NBA teams paid respect to Bryant this week by starting games with twenty-four-second shot clock and eight-second backcourt violations. Many commentators noted the eerie mysticism of Bryant’s two numbers—in 2006 he switched his number from “8” to “24”—being so fundamental to basketball’s rules. One commentator joked that with Bryant you never had to worry about a shot clock violation. Jokes pause grief, but they don’t alleviate it. Bryant was supposed to be around forever. Legends aren’t supposed to die, only grow.
Every basketball fan can recall a memorable Bryant moment. The game-winner in the finals against Detroit, the night he scored eighty-one points, the playoff game where he limped to the foul line on a ruptured Achilles, the famous video of Matt Barnes fake throwing the ball at Bryant’s face and Bryant not flinching—not even blinking. He didn’t flinch from things. When, in 2011, he was fined for calling a referee a “fucking fag,” he didn’t cry about people being too sensitive or justify what he said as just him being old school. He recognized he was wrong, changed, and helped others change too. Bryant knew the easy way out was no way out at all. As someone once said, hell is locked from the inside.
In response to Bryant’s death, there’s been almost equal praise for his parenting as for his basketball. A black man holding his baby cried as he told a Los Angeles TV anchor about how Bryant was his male role model growing up. Stories also circulated about Bryant’s work on behalf of the dignity of others. He offered financial help to other players during the 2011 NBA lockout; he supported women’s basketball and the WNBA; he personally reached out to players when they were injured or had bad games; he was invited by the Ultimate Fighting Championship to talk at a fighters’ retreat and while there encouraged a fighters’ union (non-unionized UFC fighters get about 10 percent of company revenue; unionized NBA players get about 50 percent.)
Praise, however, obviously hasn’t been the only response. A Washington Post reporter was for some pathetic reason suspended by the newspaper for posting a link on Twitter about Bryant’s rape case. More than a few women wondered why NBA games have been observing a moment of silence for an accused rapist. (Neither the criminal or civil case went to trial; the prosecution dropped the charges after Bryant’s accuser refused to testify, and the civil case was settled out of court.)
Then there was the political reaction. How many black men have been killed or ruined by white women lying about being raped? How could Hollywood liberals talk about believing women while spending thousands of dollars a seat for Lakers’ games? How could you call yourself a radical and mourn the death of some rich celebrity?

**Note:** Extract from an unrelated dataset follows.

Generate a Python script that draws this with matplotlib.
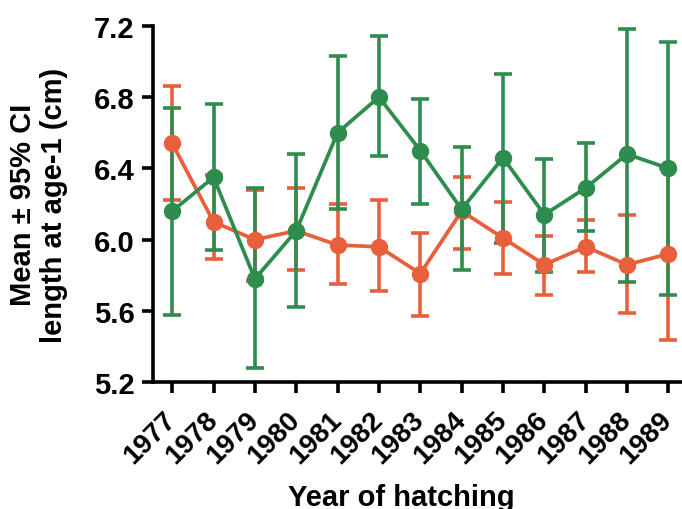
import matplotlib
matplotlib.use('Agg')
import matplotlib.pyplot as plt
import numpy as np

plt.rcParams['font.family'] = ['Liberation Sans', 'DejaVu Sans']
plt.rcParams['font.weight'] = 'bold'

years = ['1977', '1978', '1979', '1980', '1981', '1982', '1983',
         '1984', '1985', '1986', '1987', '1988', '1989']

# orange series
orange_mean = [6.54, 6.10, 6.00, 6.05, 5.97, 5.96, 5.81, 6.16, 6.01, 5.86, 5.96, 5.86, 5.92]
orange_upper = [6.86, 6.36, 6.28, 6.29, 6.20, 6.22, 6.04, 6.35, 6.21, 6.02, 6.11, 6.14, 6.40]
orange_lower = [6.22, 5.89, 5.77, 5.83, 5.75, 5.71, 5.57, 5.95, 5.81, 5.69, 5.82, 5.59, 5.44]

# green series
green_mean = [6.16, 6.35, 5.78, 6.05, 6.60, 6.80, 6.50, 6.17, 6.46, 6.14, 6.29, 6.48, 6.40]
green_upper = [6.74, 6.76, 6.29, 6.48, 7.03, 7.14, 6.79, 6.52, 6.93, 6.45, 6.54, 7.18, 7.11]
green_lower = [5.58, 5.94, 5.28, 5.62, 6.17, 6.47, 6.20, 5.83, 5.98, 5.82, 6.05, 5.76, 5.69]

ORANGE = '#E8603B'
GREEN = '#2F8C4F'

fig = plt.figure(figsize=(6.82, 5.10), dpi=100)
ax = fig.add_axes([0.224, 0.2484, 0.776, 0.6992])

x = np.arange(len(years))
for mean, lo, hi, col in [(orange_mean, orange_lower, orange_upper, ORANGE),
                          (green_mean, green_lower, green_upper, GREEN)]:
    mean = np.array(mean)
    yerr = [mean - np.array(lo), np.array(hi) - mean]
    ax.errorbar(x, mean, yerr=yerr, color=col, linewidth=2.7, elinewidth=2.6,
                capsize=6.5, capthick=2.6, marker='o', markersize=11.5,
                clip_on=False)

ticks = np.arange(5.2, 7.21, 0.4)
ax.set_xlim(-0.47, 12.33)
ax.set_ylim(5.2, 7.2)
ax.set_yticks(ticks)
ax.set_yticklabels([f'{v:.1f}' for v in ticks], fontsize=21, fontweight='bold')
ax.set_xticks(x)
ax.set_xticklabels(years, rotation=45, ha='right', va='center',
                   rotation_mode='anchor', fontsize=20, fontweight='bold')

for side in ['top', 'right']:
    ax.spines[side].set_visible(False)
for side in ['left', 'bottom']:
    ax.spines[side].set_linewidth(2.6)
ax.tick_params(width=2.6, length=8)
ax.tick_params(axis='y', pad=5)
ax.tick_params(axis='x', pad=16)

ax.set_ylabel('Mean \u00b1 95% CI\nlength at age-1 (cm)', fontsize=21,
              fontweight='bold', linespacing=1.15)
ax.yaxis.set_label_coords(-0.16, 0.5)
ax.set_xlabel('Year of hatching', fontsize=21, fontweight='bold')
ax.xaxis.label.set_va('baseline')
ax.xaxis.set_label_coords(0.469, -0.344)

fig.savefig('out.png', dpi=100)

It made me think of journalist I.F. Stone’s response to being asked how he could count a slave-owner like Thomas Jefferson as a hero. “Because,” he said, “history is a tragedy, not a melodrama.”

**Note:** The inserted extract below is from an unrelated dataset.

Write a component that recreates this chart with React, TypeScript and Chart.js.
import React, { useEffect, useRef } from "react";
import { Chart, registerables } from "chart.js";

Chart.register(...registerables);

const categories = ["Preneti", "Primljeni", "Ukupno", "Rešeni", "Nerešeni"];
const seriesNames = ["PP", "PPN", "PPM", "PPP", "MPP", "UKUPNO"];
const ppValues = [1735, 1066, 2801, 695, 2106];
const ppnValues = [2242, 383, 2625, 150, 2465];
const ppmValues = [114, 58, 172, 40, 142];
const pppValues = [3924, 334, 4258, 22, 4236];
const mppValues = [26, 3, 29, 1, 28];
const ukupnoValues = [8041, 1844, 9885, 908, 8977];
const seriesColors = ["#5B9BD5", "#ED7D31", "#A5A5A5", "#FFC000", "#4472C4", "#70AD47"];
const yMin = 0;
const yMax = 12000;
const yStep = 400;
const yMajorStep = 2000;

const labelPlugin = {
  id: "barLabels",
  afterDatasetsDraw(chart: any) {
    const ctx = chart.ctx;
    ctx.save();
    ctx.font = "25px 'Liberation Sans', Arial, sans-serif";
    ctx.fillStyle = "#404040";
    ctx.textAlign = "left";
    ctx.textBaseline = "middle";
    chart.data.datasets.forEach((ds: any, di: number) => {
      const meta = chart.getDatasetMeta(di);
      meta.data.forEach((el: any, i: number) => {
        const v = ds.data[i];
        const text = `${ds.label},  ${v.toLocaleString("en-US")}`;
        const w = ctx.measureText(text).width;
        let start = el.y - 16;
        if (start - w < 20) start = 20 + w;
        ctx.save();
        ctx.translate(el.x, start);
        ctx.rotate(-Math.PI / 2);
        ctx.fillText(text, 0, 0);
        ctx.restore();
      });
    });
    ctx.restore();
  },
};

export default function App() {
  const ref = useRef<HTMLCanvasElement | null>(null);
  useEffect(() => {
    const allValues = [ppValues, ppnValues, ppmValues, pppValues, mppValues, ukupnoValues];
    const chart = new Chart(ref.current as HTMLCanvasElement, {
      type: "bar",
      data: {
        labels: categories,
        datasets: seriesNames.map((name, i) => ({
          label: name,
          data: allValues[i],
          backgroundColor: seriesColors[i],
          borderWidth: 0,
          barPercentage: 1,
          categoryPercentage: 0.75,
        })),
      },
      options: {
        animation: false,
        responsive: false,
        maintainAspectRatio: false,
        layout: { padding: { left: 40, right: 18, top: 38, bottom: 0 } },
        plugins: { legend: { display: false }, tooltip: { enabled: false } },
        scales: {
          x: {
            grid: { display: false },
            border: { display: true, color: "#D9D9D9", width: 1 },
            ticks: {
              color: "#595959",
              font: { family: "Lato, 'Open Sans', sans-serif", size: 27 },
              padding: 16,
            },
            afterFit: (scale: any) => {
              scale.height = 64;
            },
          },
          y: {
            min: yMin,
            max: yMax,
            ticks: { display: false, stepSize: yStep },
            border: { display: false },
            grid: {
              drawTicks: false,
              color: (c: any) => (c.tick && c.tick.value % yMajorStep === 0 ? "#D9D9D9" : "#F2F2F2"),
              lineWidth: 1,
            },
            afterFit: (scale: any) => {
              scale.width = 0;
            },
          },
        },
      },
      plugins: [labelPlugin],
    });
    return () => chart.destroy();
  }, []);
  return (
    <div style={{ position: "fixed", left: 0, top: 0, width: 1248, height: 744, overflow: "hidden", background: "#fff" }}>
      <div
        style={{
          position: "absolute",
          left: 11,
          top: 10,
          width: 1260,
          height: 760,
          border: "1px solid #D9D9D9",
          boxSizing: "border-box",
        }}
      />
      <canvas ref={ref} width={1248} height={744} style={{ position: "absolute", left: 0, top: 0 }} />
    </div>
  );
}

None of us are wholly good or wholly bad. None of us are redeemed, said political commentator Murray Kempton, and none of us are irredeemable. We are self-centered animals and judge others mostly by the effects they have on our own lives. To the man crying while holding his daughter, Bryant’s effect was to encourage him to be a good man and a good father, and there isn’t a man or woman on this earth who can convince him that mourning Bryant’s death is wrong.
Bryant’s life brought people together and so did his death. Murals of him and Gianna have been painted on city streets around the world.
In moral judgment we are torn between a person’s net effect and the consequences of their individual actions. I don’t think Bryant not being charged with rape taught anyone anything they didn’t already know: that the rich and powerful enjoy more lax rules than the rest of us. But he also inspired quite a few people to not flinch from responsibility or failure—and showed quite a few men that being a father was a joyous burden. He showed that equality and greatness aren’t at odds: that in fact there’s no greatness without equality. If not everyone gets a fair run, then all placements are tainted.
A lot of people were happy to assume that the woman who accused Bryant of sexual assault was a lying gold-digger. Others were happy to assume that he was guilty and that anyone who defended him was unconsciously defending rape in general. Hearing people say these things, and remembering myself as that kid who wished something so horrible to be true, I just keep brooding on that line about hell being locked from the inside. The best we can ever say is that someone’s death will do the rest of us good—that we will take it as an opportunity to apply the lessons from their life to our own. None of us are the worst thing we’ve ever done nor the carefully scored net effect of everything we’ve ever done. We are each a story, and most stories are tragedies.